◆ What you have to do
Show all lines of the listing that hold the word "standalone".

# Start of Material supplied

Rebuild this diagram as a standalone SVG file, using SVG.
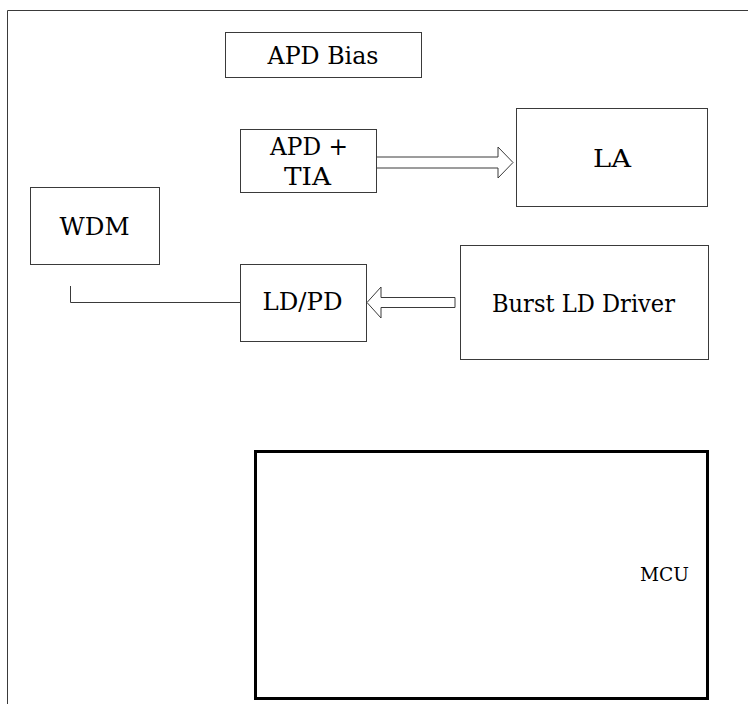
<svg xmlns="http://www.w3.org/2000/svg" width="748" height="704" viewBox="0 0 748 704">
<style>
.box{fill:#fff;stroke:#3a3a3a;stroke-width:1}
.conn{fill:#fff;stroke:#3a3a3a;stroke-width:1}
.wire{fill:none;stroke:#3a3a3a;stroke-width:1}
text{font-family:'DejaVu Serif','Noto Serif',serif;font-size:25px;fill:#000}
text.sm{font-size:19px}
</style>
<rect x="0" y="0" width="748" height="704" fill="#fff"/>
<path class="wire" d="M7.5 704 V10.5 H748" stroke-width="1.5"/>
<g id="apd-bias">
<rect class="box" x="225.5" y="32.5" width="196" height="45"/>
<text x="323" y="64" text-anchor="middle" textLength="111" lengthAdjust="spacingAndGlyphs">APD Bias</text>
</g>
<g id="apd-tia">
<rect class="box" x="240.5" y="129.5" width="136" height="63"/>
<text x="309" y="155" text-anchor="middle" textLength="78" lengthAdjust="spacingAndGlyphs">APD +</text>
<text x="307.5" y="185" text-anchor="middle" textLength="47" lengthAdjust="spacingAndGlyphs">TIA</text>
</g>
<g id="la">
<rect class="box" x="516.5" y="108.5" width="191" height="98"/>
<text x="612" y="167" text-anchor="middle" textLength="38" lengthAdjust="spacingAndGlyphs">LA</text>
</g>
<g id="wdm">
<rect class="box" x="30.5" y="187.5" width="129" height="77"/>
<text x="94.5" y="235" text-anchor="middle" textLength="70" lengthAdjust="spacingAndGlyphs">WDM</text>
</g>
<g id="ldpd">
<rect class="box" x="240.5" y="264.5" width="126" height="77"/>
<text x="302.5" y="310" text-anchor="middle" textLength="80" lengthAdjust="spacingAndGlyphs">LD/PD</text>
</g>
<g id="burst-ld-driver">
<rect class="box" x="460.5" y="245.5" width="248" height="114"/>
<text x="583.5" y="311.5" text-anchor="middle" textLength="183" lengthAdjust="spacingAndGlyphs">Burst LD Driver</text>
</g>
<g id="mcu">
<rect x="255.5" y="451.5" width="452" height="247" fill="#fff" stroke="#000" stroke-width="3"/>
<text class="sm" x="640" y="581" textLength="49" lengthAdjust="spacingAndGlyphs">MCU</text>
</g>
<g id="connectors">
<polygon class="conn" points="376.5,157 498,157 498,147 513,162.5 498,178 498,168 376.5,168"/>
<polygon class="conn" points="455,297.5 381,297.5 381,287 367,302.5 381,318 381,307.5 455,307.5"/>
<path class="wire" d="M70.5 286 V302.5 H240.5"/>
</g>
</svg>
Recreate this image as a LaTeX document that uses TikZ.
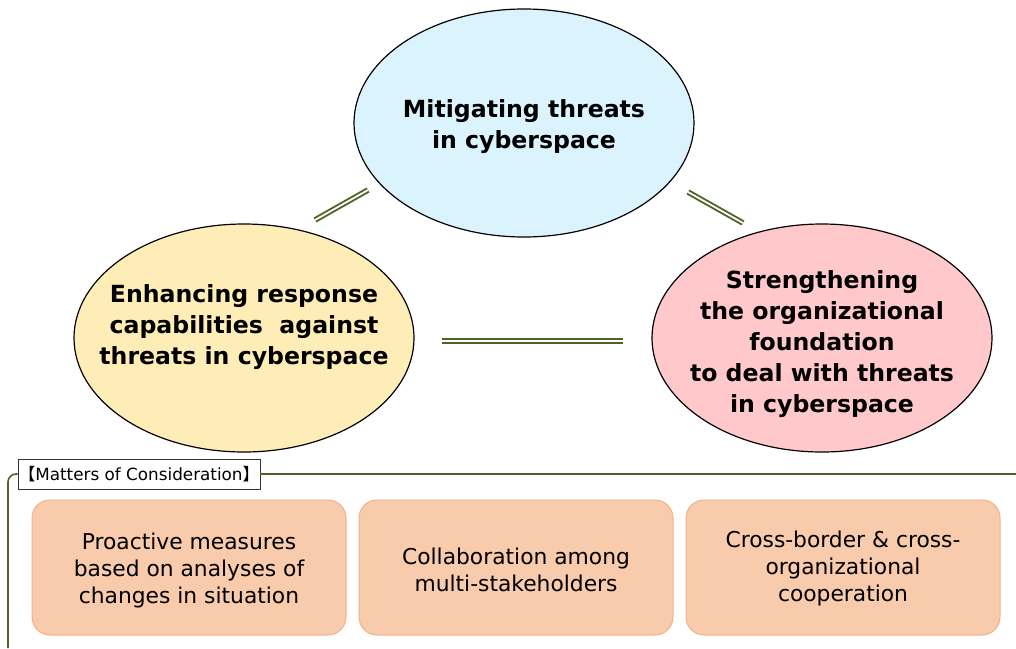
\documentclass[tikz,border=0pt]{standalone}
\usepackage{fontspec}
\setmainfont{DejaVu Sans}
\newfontfamily\cjk{Noto Sans CJK JP}
\usetikzlibrary{shapes.geometric}
\definecolor{linkgreen}{HTML}{4F6228}
\definecolor{skyfill}{HTML}{DAF3FC}
\definecolor{sandfill}{HTML}{FFEDB8}
\definecolor{rosefill}{HTML}{FFC9CB}
\definecolor{peachfill}{HTML}{F8CBAD}
\definecolor{peachline}{HTML}{F4B183}
\tikzset{
  goal/.style={ellipse, draw=black, line width=1.2pt, minimum width=340pt, minimum height=228pt,
    inner sep=0pt, outer sep=0pt},
  goaltext/.style={align=center, font=\fontsize{23.6}{31}\selectfont\bfseries, inner sep=0pt},
  link/.style={draw=linkgreen, double=white, line width=1.9pt, double distance=1.8pt},
  matter/.style={rectangle, rounded corners=18pt, draw=peachline, line width=1pt, fill=peachfill,
    minimum width=314pt, minimum height=135pt, align=center,
    font=\fontsize{21.8}{27}\selectfont, inner sep=0pt},
  mattertext/.style={align=center, font=\fontsize{21.8}{27}\selectfont, inner sep=0pt},
  tag/.style={rectangle, draw=black!80, line width=0.8pt, fill=white, minimum width=242pt,
    minimum height=30pt, inner sep=0pt, font=\fontsize{16.8}{19}\selectfont},
}
\begin{document}
\begin{tikzpicture}[x=1pt,y=-1pt]
\useasboundingbox (0,0) rectangle (1016,648);

% three goals
\node[goal, fill=skyfill] (mitigate) at (524,123) {};
\node[goaltext] at ([yshift=-4pt]mitigate.center) {Mitigating threats\\in cyberspace};
\node[goal, fill=sandfill] (respond) at (244,338) {};
\node[goaltext] at ([yshift=11pt]respond.center) {Enhancing response\\capabilities\ \ against\\threats in cyberspace};
\node[goal, fill=rosefill] (found) at (822,338) {};
\node[goaltext] at ([yshift=-6pt]found.center) {Strengthening\\the organizational\\foundation\\to deal with threats\\in cyberspace};

% double links between the goals
\coordinate (l1a) at (315,220); \coordinate (l1b) at (368,190);
\coordinate (l2a) at (688,192); \coordinate (l2b) at (743,223);
\coordinate (l3a) at (442,341); \coordinate (l3b) at (623,341);
\draw[link] (l1a) -- (l1b);
\draw[link] (l2a) -- (l2b);
\draw[link] (l3a) -- (l3b);

% frame of the considerations
\coordinate (fb) at (8,648);
\coordinate (fr) at (1016,474);
\node[tag] (tag) at (139,474) {{\cjk 【}Matters of Consideration{\cjk 】}};
\draw[linkgreen, line width=1.6pt, rounded corners=8pt] (fb) |- (tag.west);
\draw[linkgreen, line width=1.6pt] (tag.east) -- (fr);

% the considerations
\node[matter] (m1) at (189,567.5) {};
\node[mattertext] at ([yshift=-3pt]m1.center) {Proactive measures\\based on analyses of\\changes in situation};
\node[matter] (m2) at (516,567.5) {};
\node[mattertext] at ([yshift=-2pt]m2.center) {Collaboration among\\multi-stakeholders};
\node[matter] (m3) at (843,567.5) {};
\node[mattertext] at ([yshift=-1pt]m3.center) {Cross-border \& cross-\\organizational\\cooperation};
\end{tikzpicture}
\end{document}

# End of Material supplied

◆ Reply
Rebuild this diagram as a standalone SVG file, using SVG.
\documentclass[tikz,border=0pt]{standalone}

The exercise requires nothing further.